TASK TO COMPLETE >> Pictures stay out of the copy; set down each line of the listing below exactly.

RECORDED DATA >>
┄┄┄┄┄┄┄┄┄┄┄┄┄┄┄┄┄┄┄┄

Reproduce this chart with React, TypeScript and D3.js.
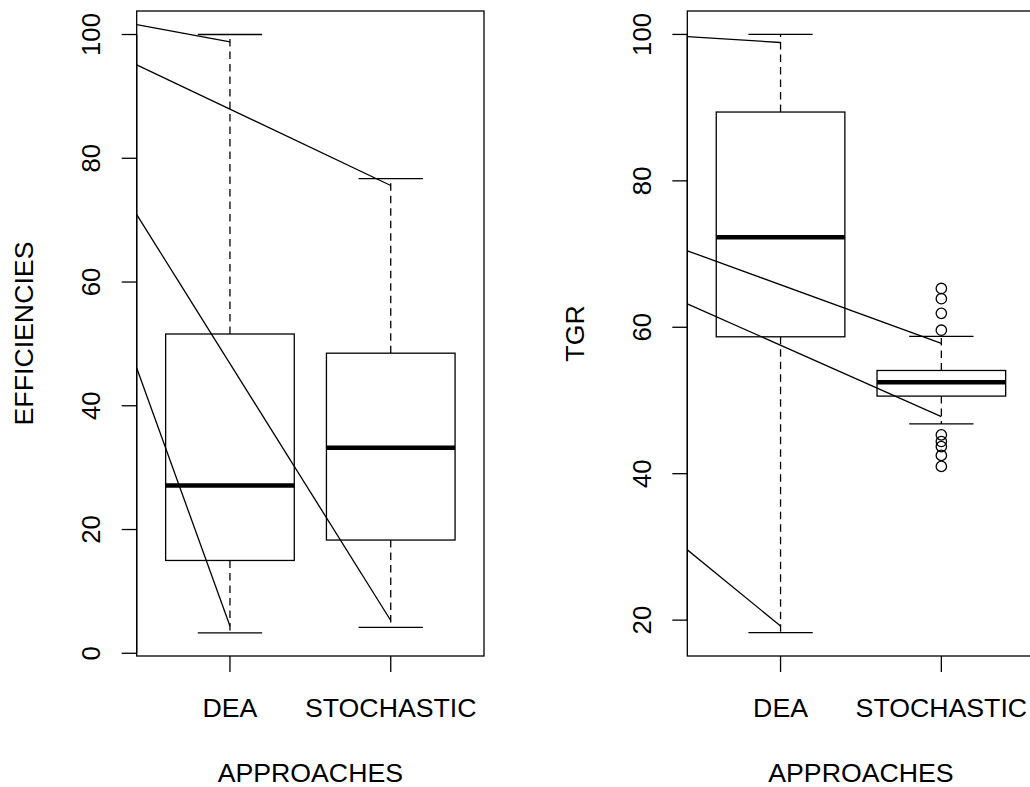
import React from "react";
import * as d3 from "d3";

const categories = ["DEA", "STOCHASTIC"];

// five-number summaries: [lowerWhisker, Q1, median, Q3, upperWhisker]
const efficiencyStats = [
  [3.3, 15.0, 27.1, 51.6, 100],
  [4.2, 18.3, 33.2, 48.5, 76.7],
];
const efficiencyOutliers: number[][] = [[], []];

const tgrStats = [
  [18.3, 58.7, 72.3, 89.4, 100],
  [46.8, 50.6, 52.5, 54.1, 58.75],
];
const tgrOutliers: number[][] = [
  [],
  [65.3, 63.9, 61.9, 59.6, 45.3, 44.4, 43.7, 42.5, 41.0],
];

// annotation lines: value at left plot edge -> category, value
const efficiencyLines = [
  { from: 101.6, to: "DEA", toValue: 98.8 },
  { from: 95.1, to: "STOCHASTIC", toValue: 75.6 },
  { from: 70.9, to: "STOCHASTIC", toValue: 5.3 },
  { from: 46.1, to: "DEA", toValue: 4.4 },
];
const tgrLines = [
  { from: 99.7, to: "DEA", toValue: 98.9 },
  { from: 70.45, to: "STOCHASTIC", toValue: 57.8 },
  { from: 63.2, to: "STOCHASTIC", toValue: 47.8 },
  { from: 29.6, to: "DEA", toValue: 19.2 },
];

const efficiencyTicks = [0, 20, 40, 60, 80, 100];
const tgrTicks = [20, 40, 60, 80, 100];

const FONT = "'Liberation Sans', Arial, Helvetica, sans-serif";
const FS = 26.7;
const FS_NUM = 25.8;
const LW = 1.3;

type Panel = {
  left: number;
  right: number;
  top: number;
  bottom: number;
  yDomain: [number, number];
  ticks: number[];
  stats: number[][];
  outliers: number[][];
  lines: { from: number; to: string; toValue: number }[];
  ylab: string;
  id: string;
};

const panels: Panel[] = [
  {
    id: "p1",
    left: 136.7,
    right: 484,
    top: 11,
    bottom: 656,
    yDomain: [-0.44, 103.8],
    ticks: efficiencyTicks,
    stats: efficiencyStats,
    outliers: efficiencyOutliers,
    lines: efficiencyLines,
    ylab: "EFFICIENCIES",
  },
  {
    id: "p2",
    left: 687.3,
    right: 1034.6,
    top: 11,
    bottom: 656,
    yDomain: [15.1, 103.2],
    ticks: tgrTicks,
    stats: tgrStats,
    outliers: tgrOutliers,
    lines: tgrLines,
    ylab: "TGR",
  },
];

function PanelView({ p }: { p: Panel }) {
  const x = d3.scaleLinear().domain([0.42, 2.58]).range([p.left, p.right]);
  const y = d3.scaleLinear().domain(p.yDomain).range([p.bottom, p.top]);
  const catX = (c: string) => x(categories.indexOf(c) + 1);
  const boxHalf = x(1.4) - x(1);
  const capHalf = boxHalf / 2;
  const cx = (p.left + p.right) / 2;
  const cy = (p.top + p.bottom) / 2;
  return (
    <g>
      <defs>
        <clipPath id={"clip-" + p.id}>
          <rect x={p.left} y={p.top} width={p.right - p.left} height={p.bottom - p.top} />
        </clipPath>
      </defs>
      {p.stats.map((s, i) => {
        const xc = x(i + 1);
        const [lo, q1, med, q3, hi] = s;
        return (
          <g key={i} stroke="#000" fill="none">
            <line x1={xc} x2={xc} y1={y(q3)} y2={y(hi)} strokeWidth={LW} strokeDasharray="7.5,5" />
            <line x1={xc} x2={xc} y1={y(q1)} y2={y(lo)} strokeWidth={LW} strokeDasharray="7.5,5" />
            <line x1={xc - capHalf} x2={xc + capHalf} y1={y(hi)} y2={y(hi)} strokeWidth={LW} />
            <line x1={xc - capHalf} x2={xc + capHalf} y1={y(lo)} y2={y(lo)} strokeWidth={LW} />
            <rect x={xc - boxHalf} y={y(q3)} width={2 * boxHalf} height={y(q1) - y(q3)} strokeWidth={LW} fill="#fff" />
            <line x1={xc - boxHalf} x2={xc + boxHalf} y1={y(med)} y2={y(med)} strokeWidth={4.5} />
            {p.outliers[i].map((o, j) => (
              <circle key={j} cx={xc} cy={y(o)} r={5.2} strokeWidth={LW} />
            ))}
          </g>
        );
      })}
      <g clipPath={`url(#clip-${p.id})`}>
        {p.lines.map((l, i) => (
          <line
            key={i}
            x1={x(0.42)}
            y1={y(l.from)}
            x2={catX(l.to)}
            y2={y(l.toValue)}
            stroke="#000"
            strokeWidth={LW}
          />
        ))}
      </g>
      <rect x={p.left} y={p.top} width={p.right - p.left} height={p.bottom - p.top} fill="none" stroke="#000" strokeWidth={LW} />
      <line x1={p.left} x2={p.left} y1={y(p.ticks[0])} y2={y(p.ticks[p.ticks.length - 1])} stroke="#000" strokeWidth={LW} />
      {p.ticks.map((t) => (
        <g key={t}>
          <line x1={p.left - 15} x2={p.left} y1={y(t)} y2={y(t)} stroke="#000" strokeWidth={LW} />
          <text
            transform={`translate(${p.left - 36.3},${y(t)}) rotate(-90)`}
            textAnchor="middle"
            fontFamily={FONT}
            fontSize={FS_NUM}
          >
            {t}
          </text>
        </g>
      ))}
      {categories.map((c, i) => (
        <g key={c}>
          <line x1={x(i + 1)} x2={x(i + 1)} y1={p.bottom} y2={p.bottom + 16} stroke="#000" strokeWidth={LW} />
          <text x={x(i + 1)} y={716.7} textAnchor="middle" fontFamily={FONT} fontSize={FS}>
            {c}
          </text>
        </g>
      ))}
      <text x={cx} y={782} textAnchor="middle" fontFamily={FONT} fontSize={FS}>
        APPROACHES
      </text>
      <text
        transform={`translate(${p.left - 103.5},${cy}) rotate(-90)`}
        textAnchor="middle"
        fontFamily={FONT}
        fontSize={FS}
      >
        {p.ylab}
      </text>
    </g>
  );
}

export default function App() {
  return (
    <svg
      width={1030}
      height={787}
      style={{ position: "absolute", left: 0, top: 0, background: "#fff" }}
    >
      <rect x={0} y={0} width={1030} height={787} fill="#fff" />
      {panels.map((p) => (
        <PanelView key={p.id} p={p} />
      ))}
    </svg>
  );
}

┄┄┄┄┄┄┄┄┄┄┄┄┄┄┄┄┄┄┄┄

FULL OUTPUT >>
Reproduce this chart with React, TypeScript and D3.js.
import React from "react";
import * as d3 from "d3";

const categories = ["DEA", "STOCHASTIC"];

// five-number summaries: [lowerWhisker, Q1, median, Q3, upperWhisker]
const efficiencyStats = [
  [3.3, 15.0, 27.1, 51.6, 100],
  [4.2, 18.3, 33.2, 48.5, 76.7],
];
const efficiencyOutliers: number[][] = [[], []];

const tgrStats = [
  [18.3, 58.7, 72.3, 89.4, 100],
  [46.8, 50.6, 52.5, 54.1, 58.75],
];
const tgrOutliers: number[][] = [
  [],
  [65.3, 63.9, 61.9, 59.6, 45.3, 44.4, 43.7, 42.5, 41.0],
];

// annotation lines: value at left plot edge -> category, value
const efficiencyLines = [
  { from: 101.6, to: "DEA", toValue: 98.8 },
  { from: 95.1, to: "STOCHASTIC", toValue: 75.6 },
  { from: 70.9, to: "STOCHASTIC", toValue: 5.3 },
  { from: 46.1, to: "DEA", toValue: 4.4 },
];
const tgrLines = [
  { from: 99.7, to: "DEA", toValue: 98.9 },
  { from: 70.45, to: "STOCHASTIC", toValue: 57.8 },
  { from: 63.2, to: "STOCHASTIC", toValue: 47.8 },
  { from: 29.6, to: "DEA", toValue: 19.2 },
];

const efficiencyTicks = [0, 20, 40, 60, 80, 100];
const tgrTicks = [20, 40, 60, 80, 100];

const FONT = "'Liberation Sans', Arial, Helvetica, sans-serif";
const FS = 26.7;
const FS_NUM = 25.8;
const LW = 1.3;

type Panel = {
  left: number;
  right: number;
  top: number;
  bottom: number;
  yDomain: [number, number];
  ticks: number[];
  stats: number[][];
  outliers: number[][];
  lines: { from: number; to: string; toValue: number }[];
  ylab: string;
  id: string;
};

const panels: Panel[] = [
  {
    id: "p1",
    left: 136.7,
    right: 484,
    top: 11,
    bottom: 656,
    yDomain: [-0.44, 103.8],
    ticks: efficiencyTicks,
    stats: efficiencyStats,
    outliers: efficiencyOutliers,
    lines: efficiencyLines,
    ylab: "EFFICIENCIES",
  },
  {
    id: "p2",
    left: 687.3,
    right: 1034.6,
    top: 11,
    bottom: 656,
    yDomain: [15.1, 103.2],
    ticks: tgrTicks,
    stats: tgrStats,
    outliers: tgrOutliers,
    lines: tgrLines,
    ylab: "TGR",
  },
];

function PanelView({ p }: { p: Panel }) {
  const x = d3.scaleLinear().domain([0.42, 2.58]).range([p.left, p.right]);
  const y = d3.scaleLinear().domain(p.yDomain).range([p.bottom, p.top]);
  const catX = (c: string) => x(categories.indexOf(c) + 1);
  const boxHalf = x(1.4) - x(1);
  const capHalf = boxHalf / 2;
  const cx = (p.left + p.right) / 2;
  const cy = (p.top + p.bottom) / 2;
  return (
    <g>
      <defs>
        <clipPath id={"clip-" + p.id}>
          <rect x={p.left} y={p.top} width={p.right - p.left} height={p.bottom - p.top} />
        </clipPath>
      </defs>
      {p.stats.map((s, i) => {
        const xc = x(i + 1);
        const [lo, q1, med, q3, hi] = s;
        return (
          <g key={i} stroke="#000" fill="none">
            <line x1={xc} x2={xc} y1={y(q3)} y2={y(hi)} strokeWidth={LW} strokeDasharray="7.5,5" />
            <line x1={xc} x2={xc} y1={y(q1)} y2={y(lo)} strokeWidth={LW} strokeDasharray="7.5,5" />
            <line x1={xc - capHalf} x2={xc + capHalf} y1={y(hi)} y2={y(hi)} strokeWidth={LW} />
            <line x1={xc - capHalf} x2={xc + capHalf} y1={y(lo)} y2={y(lo)} strokeWidth={LW} />
            <rect x={xc - boxHalf} y={y(q3)} width={2 * boxHalf} height={y(q1) - y(q3)} strokeWidth={LW} fill="#fff" />
            <line x1={xc - boxHalf} x2={xc + boxHalf} y1={y(med)} y2={y(med)} strokeWidth={4.5} />
            {p.outliers[i].map((o, j) => (
              <circle key={j} cx={xc} cy={y(o)} r={5.2} strokeWidth={LW} />
            ))}
          </g>
        );
      })}
      <g clipPath={`url(#clip-${p.id})`}>
        {p.lines.map((l, i) => (
          <line
            key={i}
            x1={x(0.42)}
            y1={y(l.from)}
            x2={catX(l.to)}
            y2={y(l.toValue)}
            stroke="#000"
            strokeWidth={LW}
          />
        ))}
      </g>
      <rect x={p.left} y={p.top} width={p.right - p.left} height={p.bottom - p.top} fill="none" stroke="#000" strokeWidth={LW} />
      <line x1={p.left} x2={p.left} y1={y(p.ticks[0])} y2={y(p.ticks[p.ticks.length - 1])} stroke="#000" strokeWidth={LW} />
      {p.ticks.map((t) => (
        <g key={t}>
          <line x1={p.left - 15} x2={p.left} y1={y(t)} y2={y(t)} stroke="#000" strokeWidth={LW} />
          <text
            transform={`translate(${p.left - 36.3},${y(t)}) rotate(-90)`}
            textAnchor="middle"
            fontFamily={FONT}
            fontSize={FS_NUM}
          >
            {t}
          </text>
        </g>
      ))}
      {categories.map((c, i) => (
        <g key={c}>
          <line x1={x(i + 1)} x2={x(i + 1)} y1={p.bottom} y2={p.bottom + 16} stroke="#000" strokeWidth={LW} />
          <text x={x(i + 1)} y={716.7} textAnchor="middle" fontFamily={FONT} fontSize={FS}>
            {c}
          </text>
        </g>
      ))}
      <text x={cx} y={782} textAnchor="middle" fontFamily={FONT} fontSize={FS}>
        APPROACHES
      </text>
      <text
        transform={`translate(${p.left - 103.5},${cy}) rotate(-90)`}
        textAnchor="middle"
        fontFamily={FONT}
        fontSize={FS}
      >
        {p.ylab}
      </text>
    </g>
  );
}

export default function App() {
  return (
    <svg
      width={1030}
      height={787}
      style={{ position: "absolute", left: 0, top: 0, background: "#fff" }}
    >
      <rect x={0} y={0} width={1030} height={787} fill="#fff" />
      {panels.map((p) => (
        <PanelView key={p.id} p={p} />
      ))}
    </svg>
  );
}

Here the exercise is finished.